• **WHAT IS BEING ASKED**
Your job is to retype all of the data word for word, leaving every image out.

• **SUPPLIED INFORMATION**
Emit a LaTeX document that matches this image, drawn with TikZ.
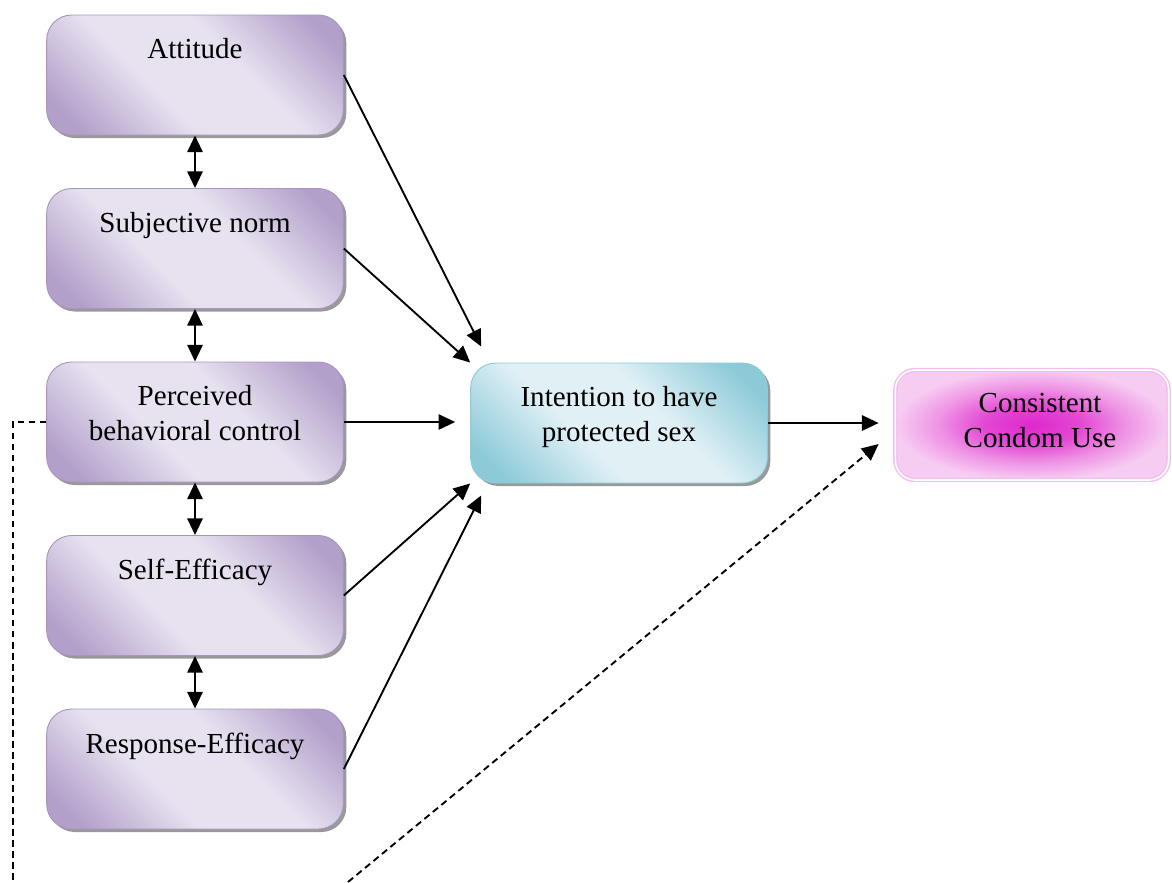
\documentclass[tikz,border=0pt]{standalone}
\usepackage{fontspec}
\setmainfont{Liberation Serif}
\usetikzlibrary{arrows.meta,shadows}
\definecolor{pbdark}{RGB}{178,160,202}
\definecolor{pblight}{RGB}{232,226,240}
\definecolor{pbline}{RGB}{168,150,192}
\definecolor{tldark}{RGB}{140,202,216}
\definecolor{tllight}{RGB}{224,240,245}
\definecolor{tlline}{RGB}{140,204,218}
\definecolor{pkcore}{RGB}{222,40,204}
\definecolor{pkedge}{RGB}{247,204,242}
\definecolor{pkline}{RGB}{244,190,236}
\pgfdeclarehorizontalshading{purplesheen}{100bp}{color(0bp)=(pbdark); color(21bp)=(pbdark); color(41bp)=(pblight); color(59bp)=(pblight); color(79bp)=(pbdark); color(100bp)=(pbdark)}
\pgfdeclarehorizontalshading{tealsheen}{100bp}{color(0bp)=(tldark); color(21bp)=(tldark); color(41bp)=(tllight); color(59bp)=(tllight); color(79bp)=(tldark); color(100bp)=(tldark)}
\pgfdeclareradialshading{pinkglow}{\pgfpoint{0bp}{0bp}}{color(0bp)=(pkcore); color(9bp)=(pkcore!80!pkedge); color(17bp)=(pkcore!35!pkedge); color(25bp)=(pkedge); color(50bp)=(pkedge)}
\tikzset{
  factor/.style={rectangle, rounded corners=0.75cm, minimum width=8.9cm, minimum height=3.6cm,
    draw=pbline, line width=0.8pt, shading=purplesheen, shading angle=45,
    drop shadow={shadow xshift=0.09cm, shadow yshift=-0.09cm, fill=black!40, opacity=1}},
  intent/.style={factor, draw=tlline, shading=tealsheen},
  outcome/.style={rectangle, rounded corners=0.6cm, minimum width=8.2cm, minimum height=3.3cm,
    draw=pkline, line width=1.2pt, double=white, double distance=1.4pt, shading=pinkglow},
  caption/.style={anchor=north, yshift=-0.72cm, align=center, inner sep=0pt},
  link/.style={line width=1.6pt, -{Triangle[length=0.5cm,width=0.46cm]}},
  both/.style={line width=1.6pt, {Triangle[length=0.5cm,width=0.46cm]}-{Triangle[length=0.5cm,width=0.46cm]}},
  hint/.style={dash pattern=on 0.2cm off 0.13cm}
}
\begin{document}
\begin{tikzpicture}[x=0.03cm, y=-0.03cm, font=\fontsize{24.8}{29.9}\selectfont]
  \useasboundingbox (0,0) rectangle (1172,882);
  \draw
    (195,75) node[factor, label={[caption]north:Attitude}] (att){}
    (195,248.5) node[factor, label={[caption]north:Subjective norm}] (sn){}
    (195,422) node[factor, label={[caption]north:Perceived\\behavioral control}] (pbc){}
    (195,595.5) node[factor, label={[caption]north:Self-Efficacy}] (se){}
    (195,769) node[factor, label={[caption]north:Response-Efficacy}] (re){}
    (619,423) node[intent, label={[caption]north:Intention to have\\protected sex}] (int){}
    (1032,425) node[outcome, label={[caption, xshift=0.24cm, yshift=0.02cm]north:Consistent\\Condom Use}] (ccu){};
  \coordinate (dl) at (13,882);
  \coordinate (dr) at (348,882);
  % links between the factors
  \begin{scope}[both]
    \draw (att) to (sn);
    \draw (sn) to (pbc);
    \draw (pbc) to (se);
    \draw (se) to (re);
  \end{scope}
  % links to intention and behaviour
  \begin{scope}[link]
    \draw (att.east) to ([xshift=0.33cm,yshift=0.48cm]int.north west);
    \draw (sn.east) to (int.north west);
    \draw[shorten >=0.45cm] (pbc.east) to (pbc.east -| int.west);
    \draw (se.east) to (int.south west);
    \draw (re.east) to ([xshift=0.33cm,yshift=-0.36cm]int.south west);
    \draw[shorten >=0.48cm] (int.east) to (int.east -| ccu.west);
    \draw[hint] (dr) to ([xshift=-0.48cm,yshift=-0.57cm]ccu.west);
  \end{scope}
  \draw[line width=1.6pt, hint] (pbc.west) -| (dl);
\end{tikzpicture}
\end{document}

• **SOLVED EXERCISE**
Emit a LaTeX document that matches this image, drawn with TikZ.
\documentclass[tikz,border=0pt]{standalone}
\usepackage{fontspec}
\setmainfont{Liberation Serif}
\usetikzlibrary{arrows.meta,shadows}
\definecolor{pbdark}{RGB}{178,160,202}
\definecolor{pblight}{RGB}{232,226,240}
\definecolor{pbline}{RGB}{168,150,192}
\definecolor{tldark}{RGB}{140,202,216}
\definecolor{tllight}{RGB}{224,240,245}
\definecolor{tlline}{RGB}{140,204,218}
\definecolor{pkcore}{RGB}{222,40,204}
\definecolor{pkedge}{RGB}{247,204,242}
\definecolor{pkline}{RGB}{244,190,236}
\pgfdeclarehorizontalshading{purplesheen}{100bp}{color(0bp)=(pbdark); color(21bp)=(pbdark); color(41bp)=(pblight); color(59bp)=(pblight); color(79bp)=(pbdark); color(100bp)=(pbdark)}
\pgfdeclarehorizontalshading{tealsheen}{100bp}{color(0bp)=(tldark); color(21bp)=(tldark); color(41bp)=(tllight); color(59bp)=(tllight); color(79bp)=(tldark); color(100bp)=(tldark)}
\pgfdeclareradialshading{pinkglow}{\pgfpoint{0bp}{0bp}}{color(0bp)=(pkcore); color(9bp)=(pkcore!80!pkedge); color(17bp)=(pkcore!35!pkedge); color(25bp)=(pkedge); color(50bp)=(pkedge)}
\tikzset{
  factor/.style={rectangle, rounded corners=0.75cm, minimum width=8.9cm, minimum height=3.6cm,
    draw=pbline, line width=0.8pt, shading=purplesheen, shading angle=45,
    drop shadow={shadow xshift=0.09cm, shadow yshift=-0.09cm, fill=black!40, opacity=1}},
  intent/.style={factor, draw=tlline, shading=tealsheen},
  outcome/.style={rectangle, rounded corners=0.6cm, minimum width=8.2cm, minimum height=3.3cm,
    draw=pkline, line width=1.2pt, double=white, double distance=1.4pt, shading=pinkglow},
  caption/.style={anchor=north, yshift=-0.72cm, align=center, inner sep=0pt},
  link/.style={line width=1.6pt, -{Triangle[length=0.5cm,width=0.46cm]}},
  both/.style={line width=1.6pt, {Triangle[length=0.5cm,width=0.46cm]}-{Triangle[length=0.5cm,width=0.46cm]}},
  hint/.style={dash pattern=on 0.2cm off 0.13cm}
}
\begin{document}
\begin{tikzpicture}[x=0.03cm, y=-0.03cm, font=\fontsize{24.8}{29.9}\selectfont]
  \useasboundingbox (0,0) rectangle (1172,882);
  \draw
    (195,75) node[factor, label={[caption]north:Attitude}] (att){}
    (195,248.5) node[factor, label={[caption]north:Subjective norm}] (sn){}
    (195,422) node[factor, label={[caption]north:Perceived\\behavioral control}] (pbc){}
    (195,595.5) node[factor, label={[caption]north:Self-Efficacy}] (se){}
    (195,769) node[factor, label={[caption]north:Response-Efficacy}] (re){}
    (619,423) node[intent, label={[caption]north:Intention to have\\protected sex}] (int){}
    (1032,425) node[outcome, label={[caption, xshift=0.24cm, yshift=0.02cm]north:Consistent\\Condom Use}] (ccu){};
  \coordinate (dl) at (13,882);
  \coordinate (dr) at (348,882);
  % links between the factors
  \begin{scope}[both]
    \draw (att) to (sn);
    \draw (sn) to (pbc);
    \draw (pbc) to (se);
    \draw (se) to (re);
  \end{scope}
  % links to intention and behaviour
  \begin{scope}[link]
    \draw (att.east) to ([xshift=0.33cm,yshift=0.48cm]int.north west);
    \draw (sn.east) to (int.north west);
    \draw[shorten >=0.45cm] (pbc.east) to (pbc.east -| int.west);
    \draw (se.east) to (int.south west);
    \draw (re.east) to ([xshift=0.33cm,yshift=-0.36cm]int.south west);
    \draw[shorten >=0.48cm] (int.east) to (int.east -| ccu.west);
    \draw[hint] (dr) to ([xshift=-0.48cm,yshift=-0.57cm]ccu.west);
  \end{scope}
  \draw[line width=1.6pt, hint] (pbc.west) -| (dl);
\end{tikzpicture}
\end{document}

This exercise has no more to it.